--- begin Data supplied ---
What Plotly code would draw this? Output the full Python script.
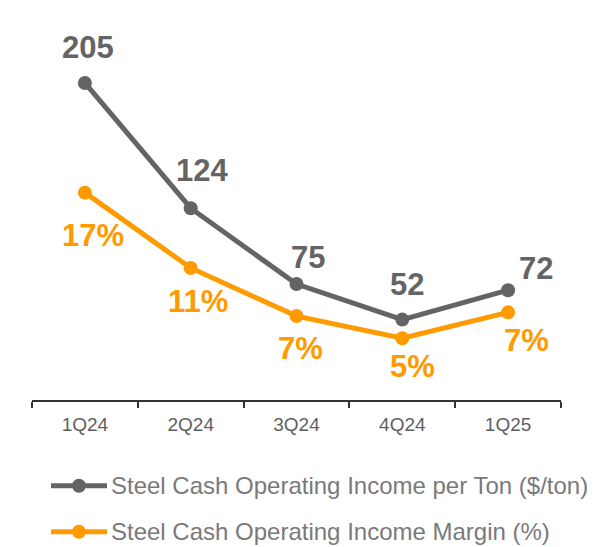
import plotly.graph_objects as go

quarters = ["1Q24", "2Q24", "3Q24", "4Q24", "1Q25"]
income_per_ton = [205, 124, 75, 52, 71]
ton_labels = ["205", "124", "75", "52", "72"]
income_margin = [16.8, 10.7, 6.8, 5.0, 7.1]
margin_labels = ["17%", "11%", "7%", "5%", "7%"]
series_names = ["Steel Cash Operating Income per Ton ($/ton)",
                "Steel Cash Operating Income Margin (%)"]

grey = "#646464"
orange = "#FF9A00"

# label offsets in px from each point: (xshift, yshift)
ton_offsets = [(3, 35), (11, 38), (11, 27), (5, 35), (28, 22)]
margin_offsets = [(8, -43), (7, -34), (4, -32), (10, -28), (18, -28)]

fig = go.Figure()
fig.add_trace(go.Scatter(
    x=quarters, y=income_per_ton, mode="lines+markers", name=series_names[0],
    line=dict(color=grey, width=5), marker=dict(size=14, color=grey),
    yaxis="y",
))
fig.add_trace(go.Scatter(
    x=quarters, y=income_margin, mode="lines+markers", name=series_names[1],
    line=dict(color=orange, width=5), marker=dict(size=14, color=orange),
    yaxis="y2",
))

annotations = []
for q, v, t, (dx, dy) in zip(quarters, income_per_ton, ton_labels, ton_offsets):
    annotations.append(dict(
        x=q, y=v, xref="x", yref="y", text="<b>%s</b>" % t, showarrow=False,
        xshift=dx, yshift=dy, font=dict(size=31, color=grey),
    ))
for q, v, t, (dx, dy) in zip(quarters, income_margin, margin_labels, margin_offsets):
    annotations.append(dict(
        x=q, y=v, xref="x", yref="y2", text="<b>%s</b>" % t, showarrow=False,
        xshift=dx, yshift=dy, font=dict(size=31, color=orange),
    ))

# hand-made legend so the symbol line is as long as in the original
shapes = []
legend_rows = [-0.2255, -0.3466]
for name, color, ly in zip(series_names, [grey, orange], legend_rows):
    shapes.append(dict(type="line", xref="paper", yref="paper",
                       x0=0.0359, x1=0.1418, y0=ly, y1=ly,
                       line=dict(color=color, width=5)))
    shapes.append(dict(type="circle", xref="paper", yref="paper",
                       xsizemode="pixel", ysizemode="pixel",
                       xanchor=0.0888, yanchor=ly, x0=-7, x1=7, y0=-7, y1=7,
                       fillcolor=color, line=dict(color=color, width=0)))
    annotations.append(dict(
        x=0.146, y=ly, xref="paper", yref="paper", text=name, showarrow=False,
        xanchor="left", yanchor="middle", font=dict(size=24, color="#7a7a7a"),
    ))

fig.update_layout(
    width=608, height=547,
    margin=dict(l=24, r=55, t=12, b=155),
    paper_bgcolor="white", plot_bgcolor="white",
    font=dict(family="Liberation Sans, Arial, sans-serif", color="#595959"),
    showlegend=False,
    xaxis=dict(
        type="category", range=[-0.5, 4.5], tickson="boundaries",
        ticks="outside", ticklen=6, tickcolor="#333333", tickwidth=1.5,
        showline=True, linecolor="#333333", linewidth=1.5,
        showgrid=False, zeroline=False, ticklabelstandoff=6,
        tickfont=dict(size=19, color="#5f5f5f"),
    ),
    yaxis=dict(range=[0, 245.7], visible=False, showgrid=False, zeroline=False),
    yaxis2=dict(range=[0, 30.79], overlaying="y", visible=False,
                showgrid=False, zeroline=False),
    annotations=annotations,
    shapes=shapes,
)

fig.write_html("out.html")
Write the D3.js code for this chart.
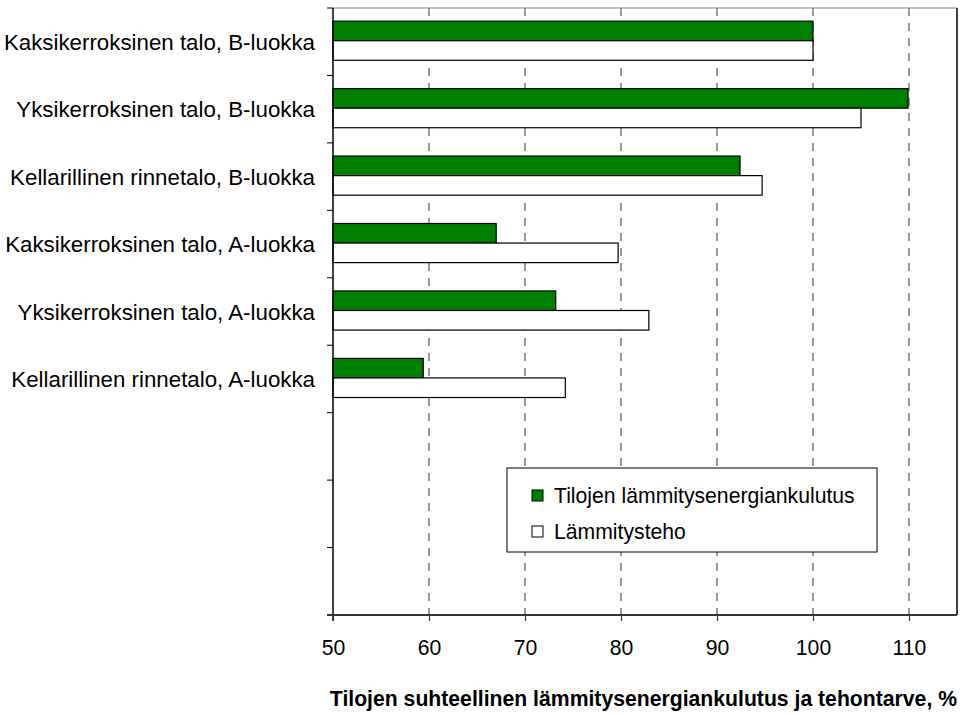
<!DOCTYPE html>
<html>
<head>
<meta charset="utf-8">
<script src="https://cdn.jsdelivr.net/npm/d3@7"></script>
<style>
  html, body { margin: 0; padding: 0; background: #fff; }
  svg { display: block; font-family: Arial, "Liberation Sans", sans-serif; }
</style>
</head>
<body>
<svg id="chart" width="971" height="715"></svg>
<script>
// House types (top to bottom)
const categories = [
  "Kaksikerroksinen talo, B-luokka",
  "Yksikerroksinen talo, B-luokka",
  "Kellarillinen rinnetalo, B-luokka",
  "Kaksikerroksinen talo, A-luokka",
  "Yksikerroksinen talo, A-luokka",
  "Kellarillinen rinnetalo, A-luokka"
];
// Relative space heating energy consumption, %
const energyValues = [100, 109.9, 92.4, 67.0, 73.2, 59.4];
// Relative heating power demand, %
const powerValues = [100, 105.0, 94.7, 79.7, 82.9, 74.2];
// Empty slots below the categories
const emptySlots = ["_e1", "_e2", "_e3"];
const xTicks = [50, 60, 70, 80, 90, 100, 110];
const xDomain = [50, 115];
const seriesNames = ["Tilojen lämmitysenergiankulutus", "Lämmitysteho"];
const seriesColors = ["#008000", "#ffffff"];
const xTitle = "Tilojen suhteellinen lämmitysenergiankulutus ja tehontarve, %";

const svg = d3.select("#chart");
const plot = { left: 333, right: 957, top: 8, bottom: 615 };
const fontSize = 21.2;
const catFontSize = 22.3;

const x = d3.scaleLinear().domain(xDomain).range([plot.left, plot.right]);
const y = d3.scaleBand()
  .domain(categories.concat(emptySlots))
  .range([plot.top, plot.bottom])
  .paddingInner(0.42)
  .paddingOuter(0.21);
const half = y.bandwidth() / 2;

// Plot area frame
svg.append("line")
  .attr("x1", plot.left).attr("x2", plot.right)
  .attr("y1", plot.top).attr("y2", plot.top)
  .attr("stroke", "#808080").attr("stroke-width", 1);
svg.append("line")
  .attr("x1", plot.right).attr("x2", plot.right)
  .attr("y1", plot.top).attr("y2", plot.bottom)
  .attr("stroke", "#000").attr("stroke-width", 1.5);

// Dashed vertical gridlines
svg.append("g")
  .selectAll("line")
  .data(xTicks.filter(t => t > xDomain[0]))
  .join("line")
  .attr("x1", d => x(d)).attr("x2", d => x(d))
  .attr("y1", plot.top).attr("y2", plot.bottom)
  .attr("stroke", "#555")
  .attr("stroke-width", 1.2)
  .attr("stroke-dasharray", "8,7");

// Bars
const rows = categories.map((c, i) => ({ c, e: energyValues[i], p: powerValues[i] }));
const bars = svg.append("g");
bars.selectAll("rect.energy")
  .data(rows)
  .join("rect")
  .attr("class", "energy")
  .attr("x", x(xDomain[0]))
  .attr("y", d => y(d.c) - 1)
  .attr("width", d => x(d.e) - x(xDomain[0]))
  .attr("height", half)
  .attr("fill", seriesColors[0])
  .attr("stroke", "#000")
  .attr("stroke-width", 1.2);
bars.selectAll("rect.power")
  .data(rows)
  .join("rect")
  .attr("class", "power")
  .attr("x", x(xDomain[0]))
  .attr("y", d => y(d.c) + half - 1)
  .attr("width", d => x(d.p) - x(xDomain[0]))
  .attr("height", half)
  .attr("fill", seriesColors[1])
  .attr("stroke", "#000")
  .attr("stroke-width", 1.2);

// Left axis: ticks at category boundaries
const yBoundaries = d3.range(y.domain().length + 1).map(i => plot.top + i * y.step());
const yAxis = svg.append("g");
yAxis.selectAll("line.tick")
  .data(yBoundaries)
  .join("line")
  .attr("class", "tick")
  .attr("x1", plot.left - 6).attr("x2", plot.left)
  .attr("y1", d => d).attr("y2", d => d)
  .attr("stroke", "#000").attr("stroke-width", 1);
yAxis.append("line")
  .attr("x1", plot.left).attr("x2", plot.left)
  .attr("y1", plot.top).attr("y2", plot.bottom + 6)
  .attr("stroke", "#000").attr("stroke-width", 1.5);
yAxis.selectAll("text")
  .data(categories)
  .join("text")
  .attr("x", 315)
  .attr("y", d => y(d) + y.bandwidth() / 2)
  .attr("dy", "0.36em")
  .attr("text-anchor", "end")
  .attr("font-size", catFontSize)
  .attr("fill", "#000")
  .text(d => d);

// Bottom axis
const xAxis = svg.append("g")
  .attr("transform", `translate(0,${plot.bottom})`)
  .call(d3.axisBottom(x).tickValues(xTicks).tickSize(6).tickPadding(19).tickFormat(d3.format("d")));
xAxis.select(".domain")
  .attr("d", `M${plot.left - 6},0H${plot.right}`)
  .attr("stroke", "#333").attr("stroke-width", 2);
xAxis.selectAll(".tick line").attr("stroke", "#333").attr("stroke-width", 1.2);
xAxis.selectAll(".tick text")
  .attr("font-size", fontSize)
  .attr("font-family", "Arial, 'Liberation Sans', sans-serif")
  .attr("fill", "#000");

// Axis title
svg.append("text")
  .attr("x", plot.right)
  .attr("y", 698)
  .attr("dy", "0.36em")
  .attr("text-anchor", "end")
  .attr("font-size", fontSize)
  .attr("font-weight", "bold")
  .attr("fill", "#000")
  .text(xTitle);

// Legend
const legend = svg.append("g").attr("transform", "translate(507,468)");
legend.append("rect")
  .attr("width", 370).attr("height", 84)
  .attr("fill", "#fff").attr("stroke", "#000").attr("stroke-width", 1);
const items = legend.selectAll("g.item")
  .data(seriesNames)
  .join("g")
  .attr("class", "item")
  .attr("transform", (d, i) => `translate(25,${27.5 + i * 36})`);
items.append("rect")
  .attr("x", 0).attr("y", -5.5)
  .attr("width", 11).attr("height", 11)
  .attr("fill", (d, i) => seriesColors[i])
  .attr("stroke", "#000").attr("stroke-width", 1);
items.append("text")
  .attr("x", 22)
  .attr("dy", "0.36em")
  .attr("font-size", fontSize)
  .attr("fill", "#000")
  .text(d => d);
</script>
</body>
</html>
--- end Data supplied ---
Task instructions. Pictures excluded, repeat exactly the lines from the top of the material through the line with "import plotly.graph_objects as go", including both of those lines.

Output of the task.
What Plotly code would draw this? Output the full Python script.
import plotly.graph_objects as go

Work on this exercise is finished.